In the QF2 file system, metadata such as bytes used and file counts are aggregated as files and directories are created or modified. This means that the information is available for timely processing without expensive file system tree walks.
View videos of QF2 analytics in action.
Just as real-time aggregation of metadata enables QF2’s real-time analytics, it also enables real-time capacity quotas. Quotas allow administrators to specify how much capacity a given directory is allowed to use for files.
Unlike legacy systems, in QF2 quotas are deployed immediately and do not have to be provisioned. They are enforced in real time, and changes to their capacities are immediately implemented. Quotas can be specified at any level of the directory tree.
Try QF2’s real-time quotas on a test cluster.
Snapshots let system administrators capture the state of a file system or directory at a given point in time. If a file or directory is modified or deleted unintentionally, users or administrators can revert it to its saved state.
Snapshots in QF2 have an extremely efficient and scalable implementation. A single QF2 cluster can have a virtually unlimited number of concurrent snapshots without performance or capacity degradation.
Try QF2’s snapshots using a test cluster.
QF2 provides continuous replication across storage clusters, whether on premises or in the public cloud. Once a replication relationship between a source cluster and a target cluster has been established and synchronized, QF2 automatically keeps data consistent. There’s no need to manage the complex job queues for replication associated with legacy storage appliances.
Continuous replication in QF2 leverages QF2’s advanced snapshot capabilities to ensure consistent data replicas. With QF2 snapshots, a replica on the target cluster reproduces the state of the source directory at exact moments in time. QF2 replication relationships can be established on a per-directory basis for maximum flexibility.
Try continuous replication yourself using test clusters.
When people are introduced to QF2’s real-time analytics and watch them perform at scale, their first question is usually, “How can it be that fast?” The breakthrough performance of QF2’s analytics is possible because of a component called QumuloDB.

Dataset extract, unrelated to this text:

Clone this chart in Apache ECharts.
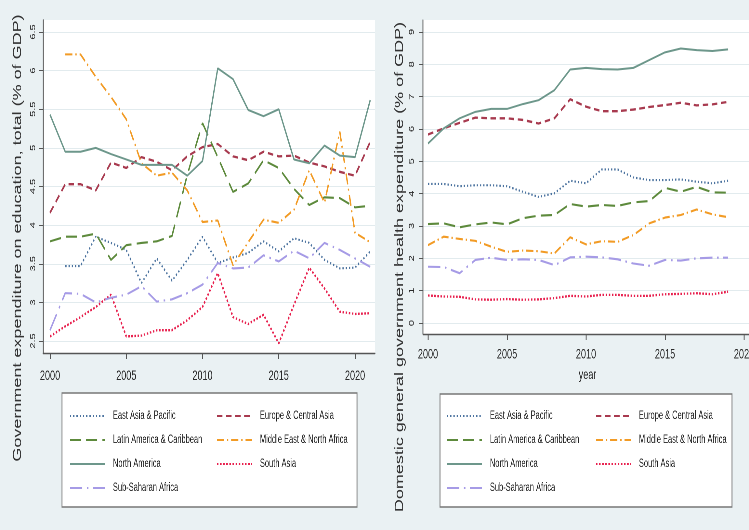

QumuloDB continually maintains up-to-date metadata summaries for each directory. It uses the file system’s B-trees to collect information about the file system as changes occur. Various metadata fields are summarized inside the file system to create a virtual index. The performance analytics that you see in the GUI and can pull out with the REST API are based on sampling mechanisms that are enabled by QumuloDB’s metadata aggregation. QumuloDB is built-in and fully integrated with the file system itself.
Scalable Block Store (SBS)
The QF2 file system sits on top of a transactional virtual layer of protected storage blocks called the Scalable Block Store (SBS). Instead of a system where every file must figure out its protection for itself, data protection exists beneath the file system, at the block level. QF2’s block-based protection, as implemented by SBS, provides outstanding performance in environments that have petabytes of data and workloads with mixed file sizes.
SBS has many benefits, including:
- Fast rebuild times in case of a failed disk drive
- The ability to continue normal file operations during rebuild operations
- No performance degradation due to contention between normal file writes and rebuild writes
- Equal storage efficiency for small files as for large files
- Accurate reporting of usable space
- Efficient transactions that allow QF2 clusters to scale to many hundreds of nodes
- Built-in tiering of hot/cold data that gives flash performance at archive prices
- Built-in support for all-flash configurations for workloads that require the highest performance
The virtualized protected block functionality of SBS is a huge advantage for the QF2 file system. In legacy storage systems that do not have SBS, protection occurs on a file by file basis or using fixed RAID groups, which introduce many difficult problems such as long rebuild times, inefficient storage of small files and costly management of disk layouts.